Within the next week or so, a federal appeals court will rule on the Greens’ challenge of their ballot disqualification after the 1996 presidential election. If this case goes as have challenges to third-party-busting ballot laws in other states, Maine will remain a place where new parties are allowed to form but denied the ability to thrive.

It doesn’t have to be that way. If just one lawmaker had the courage to introduce such a measure, the Legislature easily could revise Maine’s ballot-access law so that only the gubernatorial 5 percent is needed to become, and remain, an official state party. Erasing just one clause of one sentence, eliminating the presidential requirement, would make the viability of a new state party — Green, Taxpayer, Reform, whatever — strictly a state concern. It would give new parties four years to build support, to develop candidates and platforms, to prove themselves to voters. It would be fair.

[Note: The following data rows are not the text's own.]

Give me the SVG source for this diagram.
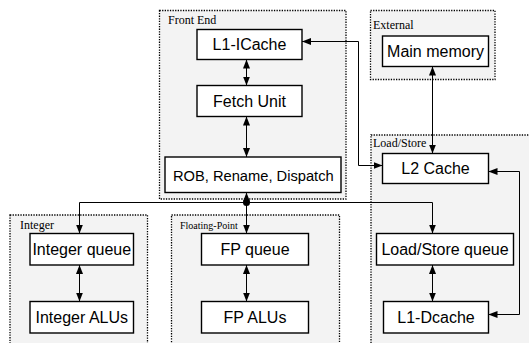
<svg xmlns="http://www.w3.org/2000/svg" width="529" height="343" viewBox="0 0 529 343">
  <style>
    .group { fill: #f3f3f3; stroke: #000; stroke-width: 1.3; stroke-dasharray: 1.3 1.3; }
    .glabel { font-family: "Liberation Serif", "Times New Roman", serif; font-size: 12px; fill: #000; }
    .box { fill: #fff; stroke: #000; stroke-width: 1.4; }
    .label { font-family: "Liberation Sans", Arial, sans-serif; font-size: 16px; fill: #000; text-anchor: middle; }
    .wire { fill: none; stroke: #000; stroke-width: 1; }
    .both { marker-start: url(#head); marker-end: url(#head); }
    .one { marker-end: url(#head); }
  </style>
  <defs>
    <marker id="head" viewBox="0 0 9 7" refX="9" refY="3.5" markerWidth="9" markerHeight="7" markerUnits="userSpaceOnUse" orient="auto-start-reverse">
      <path d="M0,0 L9,3.5 L0,7 z" fill="#000"/>
    </marker>
  </defs>

  <rect width="529" height="343" fill="#fff"/>

  <!-- functional groups -->
  <g id="group-frontend">
    <rect class="group" x="159.5" y="10.5" width="186.5" height="188.5"/>
    <text class="glabel" x="168" y="24">Front End</text>
  </g>
  <g id="group-external">
    <rect class="group" x="370.5" y="10.5" width="124.5" height="69"/>
    <text class="glabel" x="373" y="29">External</text>
  </g>
  <g id="group-loadstore">
    <rect class="group" x="371" y="135" width="170" height="220"/>
    <text class="glabel" x="373" y="147">Load/Store</text>
  </g>
  <g id="group-integer">
    <rect class="group" x="10" y="215" width="137.5" height="140"/>
    <text class="glabel" x="20" y="229">Integer</text>
  </g>
  <g id="group-fp">
    <rect class="group" x="171.5" y="215" width="168" height="140"/>
    <text class="glabel" x="180" y="229" style="font-size:10px">Floating-Point</text>
  </g>

  <!-- connectors -->
  <g id="connectors">
    <path class="wire both" d="M246.5,59.5 V85.5"/>
    <path class="wire both" d="M246.5,116.5 V157"/>
    <path class="wire both" d="M246.5,192.5 V233.5"/>
    <path class="wire one" d="M246.5,202.5 H79.5 V233.5"/>
    <path class="wire one" d="M246.5,202.5 H432.5 V233.5"/>
    <circle cx="246.5" cy="202.5" r="3.5" fill="#000"/>
    <path class="wire both" d="M79.5,265 V301.5"/>
    <path class="wire both" d="M246.5,265 V301.5"/>
    <path class="wire both" d="M432.5,265 V301.5"/>
    <path class="wire both" d="M432.5,66.5 V153.5"/>
    <path class="wire both" d="M302,41.5 H358.5 V165.5 H382.5"/>
    <path class="wire both" d="M488.5,171.5 H519.5 V314.5 H488.5"/>
  </g>

  <!-- units -->
  <g id="l1-icache">
    <rect class="box" x="197" y="29.5" width="105" height="30"/>
    <text class="label" x="249.5" y="50">L1-ICache</text>
  </g>
  <g id="fetch-unit">
    <rect class="box" x="197" y="85.5" width="105" height="31"/>
    <text class="label" x="249.5" y="106.5">Fetch Unit</text>
  </g>
  <g id="rob-rename-dispatch">
    <rect class="box" x="165" y="157" width="176" height="35.5"/>
    <text class="label" x="253.3" y="181" style="font-size:14.7px">ROB, Rename, Dispatch</text>
  </g>
  <g id="main-memory">
    <rect class="box" x="382.5" y="36" width="106" height="30.5"/>
    <text class="label" x="435.5" y="57">Main memory</text>
  </g>
  <g id="l2-cache">
    <rect class="box" x="382.5" y="153.5" width="106" height="30"/>
    <text class="label" x="435.5" y="174">L2 Cache</text>
  </g>
  <g id="integer-queue">
    <rect class="box" x="30" y="233.5" width="103.5" height="31.5"/>
    <text class="label" x="81.75" y="255">Integer queue</text>
  </g>
  <g id="integer-alus">
    <rect class="box" x="30" y="301.5" width="103.5" height="31.5"/>
    <text class="label" x="81.75" y="323">Integer ALUs</text>
  </g>
  <g id="fp-queue">
    <rect class="box" x="201.5" y="233.5" width="107" height="31.5"/>
    <text class="label" x="255" y="255">FP queue</text>
  </g>
  <g id="fp-alus">
    <rect class="box" x="201.5" y="301.5" width="107" height="31.5"/>
    <text class="label" x="255" y="323">FP ALUs</text>
  </g>
  <g id="load-store-queue">
    <rect class="box" x="376.5" y="233.5" width="137" height="31.5"/>
    <text class="label" x="445" y="255">Load/Store queue</text>
  </g>
  <g id="l1-dcache">
    <rect class="box" x="383.5" y="301.5" width="105" height="31.5"/>
    <text class="label" x="436" y="323">L1-Dcache</text>
  </g>
</svg>
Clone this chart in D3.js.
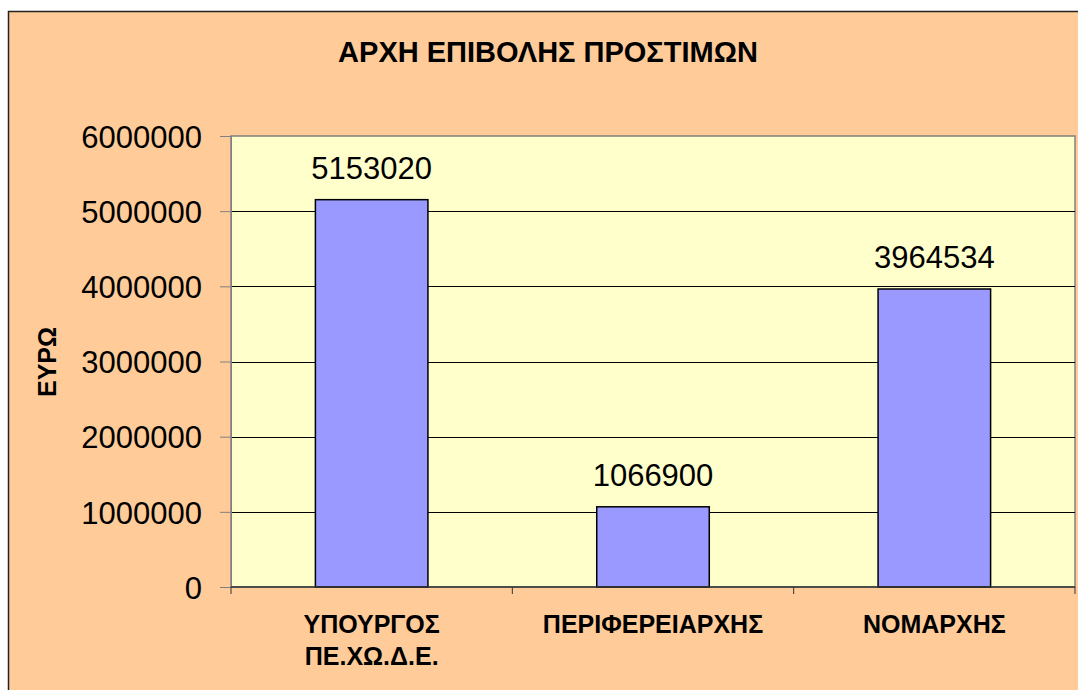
<!DOCTYPE html>
<html>
<head>
<meta charset="utf-8">
<title>ΑΡΧΗ ΕΠΙΒΟΛΗΣ ΠΡΟΣΤΙΜΩΝ</title>
<script src="https://d3js.org/d3.v7.min.js"></script>
<style>
  body { margin: 0; background: #fff; }
  svg { display: block; font-family: "Liberation Sans", Arial, sans-serif; }
  .grid line { stroke: #000; stroke-width: 1px; }
  .y.axis text { font-size: 31px; fill: #000; }
  .y.axis line { stroke: #808080; }
  .cat { font-size: 25px; font-weight: bold; fill: #000; }
  .title { font-size: 29px; font-weight: bold; fill: #000; }
  .val { font-size: 31px; fill: #000; }
</style>
</head>
<body>
<script>
const title = "ΑΡΧΗ ΕΠΙΒΟΛΗΣ ΠΡΟΣΤΙΜΩΝ";
const yTitle = "ΕΥΡΩ";
const categories = ["ΥΠΟΥΡΓΟΣ ΠΕ.ΧΩ.Δ.Ε.", "ΠΕΡΙΦΕΡΕΙΑΡΧΗΣ", "ΝΟΜΑΡΧΗΣ"];
const categoryLines = [["ΥΠΟΥΡΓΟΣ", "ΠΕ.ΧΩ.Δ.Ε."], ["ΠΕΡΙΦΕΡΕΙΑΡΧΗΣ"], ["ΝΟΜΑΡΧΗΣ"]];
const values = [5153020, 1066900, 3964534];
const yTicks = [0, 1000000, 2000000, 3000000, 4000000, 5000000, 6000000];

const width = 1078, height = 690;
const plot = { left: 231, top: 136, right: 1075, bottom: 587 };

const svg = d3.select("body").append("svg")
  .attr("width", width)
  .attr("height", height);

// chart area background and border
svg.append("rect")
  .attr("x", 8.5).attr("y", 11.5)
  .attr("width", width + 10).attr("height", height + 10)
  .attr("fill", "#FFCC99")
  .attr("stroke", "#222").attr("stroke-width", 1.5);

svg.append("text")
  .attr("x", 548).attr("y", 62)
  .attr("text-anchor", "middle")
  .attr("class", "title")
  .text(title);

const x = d3.scaleBand()
  .domain(categories)
  .range([plot.left, plot.right])
  .paddingInner(0.6)
  .paddingOuter(0.3);

const y = d3.scaleLinear()
  .domain([0, 6000000])
  .range([plot.bottom, plot.top]);

// plot area
svg.append("rect")
  .attr("x", plot.left).attr("y", plot.top)
  .attr("width", plot.right - plot.left).attr("height", plot.bottom - plot.top)
  .attr("fill", "#FFFFCC")
  .attr("stroke", "#808080").attr("stroke-width", 1.5);

svg.append("g")
  .attr("class", "grid")
  .selectAll("line")
  .data(yTicks.filter(d => d > 0 && d < 6000000))
  .join("line")
  .attr("x1", plot.left).attr("x2", plot.right)
  .attr("y1", d => Math.round(y(d)) + 0.5)
  .attr("y2", d => Math.round(y(d)) + 0.5);

const yAxis = d3.axisLeft(y).tickValues(yTicks).tickFormat(d3.format("d")).tickSize(11).tickPadding(18);
svg.append("g")
  .attr("class", "y axis")
  .attr("transform", `translate(${plot.left},0)`)
  .call(yAxis)
  .call(g => g.select(".domain").attr("stroke", "#808080"))
  .call(g => g.selectAll("text").attr("dy", "0.36em"));

// bars
svg.append("g")
  .selectAll("rect")
  .data(values)
  .join("rect")
  .attr("x", (d, i) => x(categories[i]))
  .attr("y", d => y(d))
  .attr("width", x.bandwidth())
  .attr("height", d => y(0) - y(d))
  .attr("fill", "#9999FF")
  .attr("stroke", "#000")
  .attr("stroke-width", 1.5);

// value labels
svg.append("g")
  .selectAll("text")
  .data(values)
  .join("text")
  .attr("class", "val")
  .attr("x", (d, i) => x(categories[i]) + x.bandwidth() / 2)
  .attr("y", d => y(d) - 21)
  .attr("text-anchor", "middle")
  .text(d => d);

// x axis line and ticks at category boundaries
const edges = [plot.left, ...categories.slice(1).map(c => x(c) - x.step() * x.paddingInner() / 2), plot.right];
svg.append("line")
  .attr("x1", plot.left).attr("x2", plot.right)
  .attr("y1", plot.bottom).attr("y2", plot.bottom)
  .attr("stroke", "#333").attr("stroke-width", 1.5);
svg.append("g")
  .selectAll("line")
  .data(edges)
  .join("line")
  .attr("x1", d => d).attr("x2", d => d)
  .attr("y1", plot.bottom).attr("y2", plot.bottom + 7)
  .attr("stroke", "#333").attr("stroke-width", 1);

// category labels
svg.append("g")
  .selectAll("text")
  .data(categories)
  .join("text")
  .attr("class", "cat")
  .attr("text-anchor", "middle")
  .attr("x", d => x(d) + x.bandwidth() / 2)
  .attr("y", 633)
  .selectAll("tspan")
  .data((d, i) => categoryLines[i])
  .join("tspan")
  .attr("x", function () { return this.parentNode.getAttribute("x"); })
  .attr("dy", (d, i) => i === 0 ? 0 : 32)
  .text(d => d);

// y axis title
svg.append("text")
  .attr("class", "cat")
  .attr("text-anchor", "middle")
  .attr("transform", "translate(56,362) rotate(-90)")
  .text(yTitle);
</script>
</body>
</html>
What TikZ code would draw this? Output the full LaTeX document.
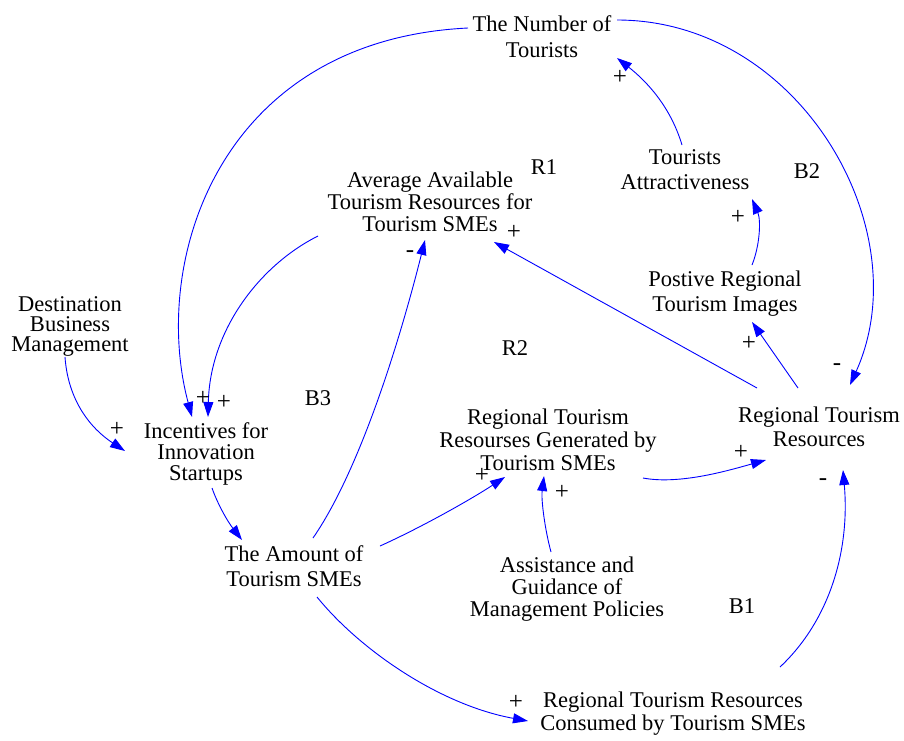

It also would be an acknowledgment of reality. Maine voters have elected independent governors in three of the last seven elections. They have given Green candidates for governor and Congress strong support in three of the last four. Independent candidates have done well in legislative races, a few have won. Ross Perot finished second here in 1992. Clearly, Maine voters will vote for candidates not of the two parties. The two parties have no business making it so difficult.

A new Legislature convenes early next month. The first few weeks of a session are devoted to committee appointments, establishing rules and procedures and other housekeeping measures — the perfect occasion for cleaning up this little stain on Maine’s ballot laws. There is, after all, a distinct difference between being in control and being obsessed with it.